An Interesting Time in One Man’s Life

It’s a weird time in my life right now. In exactly a week I will be hopping into my car with my dad to drive across this semi-great country of ours, fighting all sorts of weird leftover weather patterns from this winter, to go to Seattle in order to start a new life. I (still) have exactly nothing prepared for this trip. Still no apartment. No place to sleep, no stuff to put into an apartment, no clue as to what I’m doing. On top of that I still have nothing packed. My procrastinitis gene is kicking in nicely lately.

On top of that, today I went to probably one of the weirdest funerals I will ever have to go to. My grandma on my dad’s side passed away on Wednesday and so I got off work today to go with my family and pay last respects. The pastor who came to do the service was retired but knew Grandma from back in the day, so he seemed a good fit to do the honors. At first when he talked to all the immediate family in the sitting room he seemed like a good fit, calm, well spoken, and showing an experience that he has been doing this for a living for most of his life.

Unfortunately, or I guess fortunately depending on how you want to see it, he wasn’t quite so good once he got up in front of everyone. Sitting down he was fine, but he did mention he was suffering from vertigo before we entered the church. As the service started up he seemed OK, but then some of the stories he told us before started to blend into other ones, and didn’t make quite as much sense the second telling.

For example: In the sitting room he told us that this wasn’t a time to be sad, it was a time to grieve, and that there was a difference. He then went into how we were here to celebrate her life and remember her how she was, not is. In the church the story came out a little differently. This time he said that some of us were sad, and that some of us were here to grieve, and there was a difference. What that difference was, I’m not really sure, because he then went into a long tirade about how lawyers sucked and how his daughter was having problems of her own with a lawyer during (I’m guessing) divorce proceedings.

He went on and on about lawyers for a while, but before he finished what he was saying he stopped talking and just stood there. Then he yawned. And then he yawned again. Amen.

No one was really sure what was going on. My aunt Tiger used that opportunity to jump up and read some of the things the family remembered about my grandma.

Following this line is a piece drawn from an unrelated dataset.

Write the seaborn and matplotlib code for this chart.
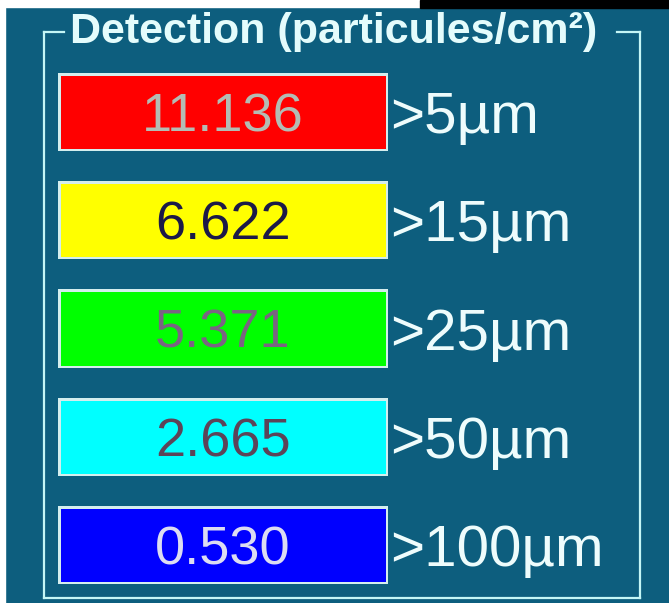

The poor guy didn’t even seem to know where he was at that point.

The whole thing was rather hilarious at that point. Everyone sat there, looking up in disbelief at what was happening. My other aunt, who was expected to be crying like a broken fire hydrant in the city in July was instead trying to hide her fits of laughter in the otherwise silent church. We all were. It was bizarre, like something out of a movie.

At least it gave everyone something to talk about once the service was over. Every once and a while you could see someone snickering with someone else, and you knew what it was they were talking about.